Beyond it's beautiful shape, challah is enriched with beaten eggs, where as a typical bread is just flour salt, yeast, and water. It's also lightly sweetened with honey.
This Braided Challah Bread is as delicious as it is gorgeous. I hope you give it a try. You can definitely do this.Print
Braided Challah Bread
- Prep Time: 30
- Rising time: 2 hours 15 minutes
- Cook Time: 40
- Total Time: 3 hours 30 minutes
- Yield: 1 loaf 1x
- Category: Baked Goods
- Method: Baked
- Cuisine: Jewish
- Diet: Vegetarian
- 700 grams strong white bread flour
- 2 teaspoons salt
- 1 packet (7 grams) instant yeast
- 250 ml water, lukewarm
- 4 eggs, divided, beaten
- 3 tablespoons honey
- 100 ml vegetable oil
- Add the flour, salt, and yeast to the bowl of your stand mixer or a large mixing bowl and gently mix to combine.
- In a separate bowl or measuring jug, combine the warm water, 3 eggs, honey, and oil. Whisk to combine.
- With the mixer running on its lowest setting, slowly drizzle in the wet ingredients.

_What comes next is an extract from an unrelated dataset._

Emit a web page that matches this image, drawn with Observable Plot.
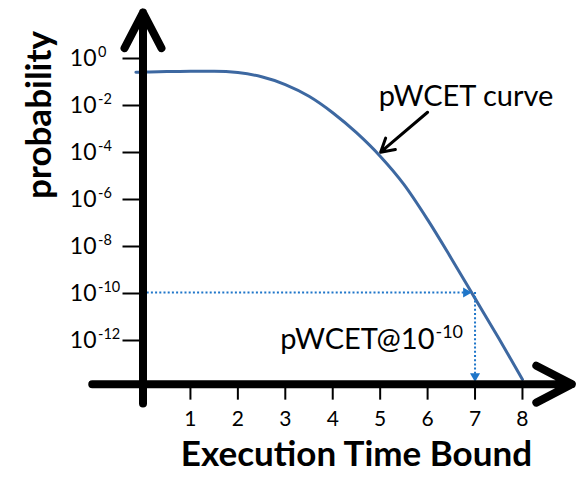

Once it's all come together, turn the mixer up to medium low and let the dough hook knead the dough until smooth. You may need to add a bit more flour if the dough is too sticky or a bit more water if it's too dry. It will vary based on the brand of flour, the size of your eggs, and even the weather. Kneading should take about 4 minutes in the machine, 10 if you're doing it by hand. Once it's smooth, cover the bowl with a tea towel and leave to rise for about an hour and a half.

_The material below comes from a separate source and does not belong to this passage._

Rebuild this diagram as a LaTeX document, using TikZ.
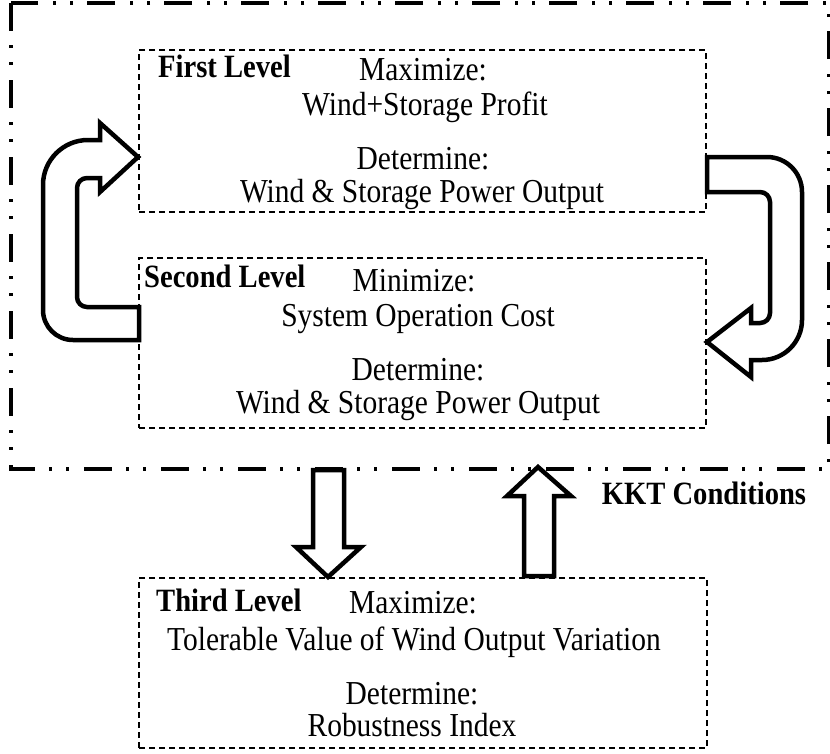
\documentclass[tikz,border=0pt]{standalone}
\usepackage{fontspec}
\setmainfont{Liberation Serif}[FakeStretch=0.88]
\usetikzlibrary{positioning}

\tikzset{
  levelbox/.style={draw, line width=2.8pt, dash pattern=on 6pt off 4pt, inner sep=0pt},
  lvltext/.style={anchor=base, inner sep=0pt, font=\fontsize{33.5}{40}\selectfont},
  lvlname/.style={anchor=base west, inner sep=0pt, font=\fontsize{32.5}{38}\selectfont\bfseries},
  bigarrow/.style={draw, fill=white, line width=4.5pt, line join=miter, miter limit=20},
  outerframe/.style={line width=4pt, dash pattern=on 28pt off 14pt on 3pt off 14pt on 3pt off 15pt}
}

\begin{document}
\begin{tikzpicture}[x=1pt,y=-1pt]
\useasboundingbox (0,0) rectangle (830,753);
\draw[outerframe] (11,3) rectangle (829,469);

% the three levels
\node[levelbox, minimum width=567pt, minimum height=162pt] (lvlone) at (422.5,131) {};
\node[levelbox, minimum width=567pt, minimum height=170pt] (lvltwo) at (422.5,343) {};
\node[levelbox, minimum width=568pt, minimum height=170pt] (lvlthree) at (423,663) {};

\node[lvlname] (nameone) at (158,77) {First Level};
\node[lvltext] (maxone) at (423,80) {Maximize:};
\node[lvltext] (objone) at (425,115) {Wind+Storage Profit};
\node[lvltext] (detone) at (423,169) {Determine:};
\node[lvltext] (varone) at (422,202) {Wind \& Storage Power Output};

\node[lvlname] (nametwo) at (144,287) {Second Level};
\node[lvltext] (mintwo) at (414,291) {Minimize:};
\node[lvltext] (objtwo) at (418,326) {System Operation Cost};
\node[lvltext] (dettwo) at (418,380) {Determine:};
\node[lvltext] (vartwo) at (418,413) {Wind \& Storage Power Output};

\node[lvlname] (namethree) at (156,611) {Third Level};
\node[lvltext] (maxthree) at (413,613) {Maximize:};
\node[lvltext] (objthree) at (414,650) {Tolerable Value of Wind Output Variation};
\node[lvltext] (detthree) at (412,704) {Determine:};
\node[lvltext] (varthree) at (412,736) {Robustness Index};

\node[lvlname, anchor=base] (kkt) at (704,504) {KKT Conditions};

% curved arrows between first and second level
\draw[bigarrow] (139,340) [rounded corners=30pt] -- (43,340) [rounded corners=45pt] -- (43,140)
  [sharp corners] -- (100,140) -- (100,123) -- (138,157) -- (100,192) -- (100,178)
  [rounded corners=10pt] -- (77,178) -- (77,307) [sharp corners] -- (139,307) -- cycle;
\draw[bigarrow] (707,157) [rounded corners=35pt] -- (802,157) [rounded corners=40pt] -- (802,360)
  [sharp corners] -- (751,360) -- (751,377) -- (707,342) -- (751,308) -- (751,323)
  [rounded corners=10pt] -- (770,323) -- (770,192) [sharp corners] -- (707,192) -- cycle;

% block arrows to and from the third level
\draw[bigarrow] (313,470) -- (313,547) -- (296,547) -- (328,577) -- (361,547) -- (344,547) -- (344,470) -- cycle;
\draw[bigarrow] (524,576) -- (524,496) -- (507,496) -- (538,467) -- (571,496) -- (554,496) -- (554,576) -- cycle;
\end{tikzpicture}
\end{document}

- When your dough is about double in size, turn it out onto a floured surface and use a knife or bench scraper to divide it into 4 roughly equal pieces. Then roll each of those pieces into a thick rope, about 40 centimeters long. Pinch the tops of each rope together and fan out the ropes so you can braid them. Lift the outside rope on one side over the next two ropes, then go backwards and tuck it under the first inside rope. Repeat from the other side, and continue braiding until you've woven together all your dough. Tuck the ends under and place your braided dough on a baking sheet. Let it rise again for about 45 minutes.
- About halfway through your rise time, start pre-heating your oven to 425 F (220 C).
- When you're ready to bake, beat your final egg and use a pastry brush to coat your dough with egg. Then bake it for 10 minutes before reducing the heat to 375 F (190 C) and bake for another 30 minutes. Your loaf will be deep golden brown and have a hollow sound when tapped on the bottom.
- Cool the loaf on a wire rack. Store any leftovers wrapped in foil.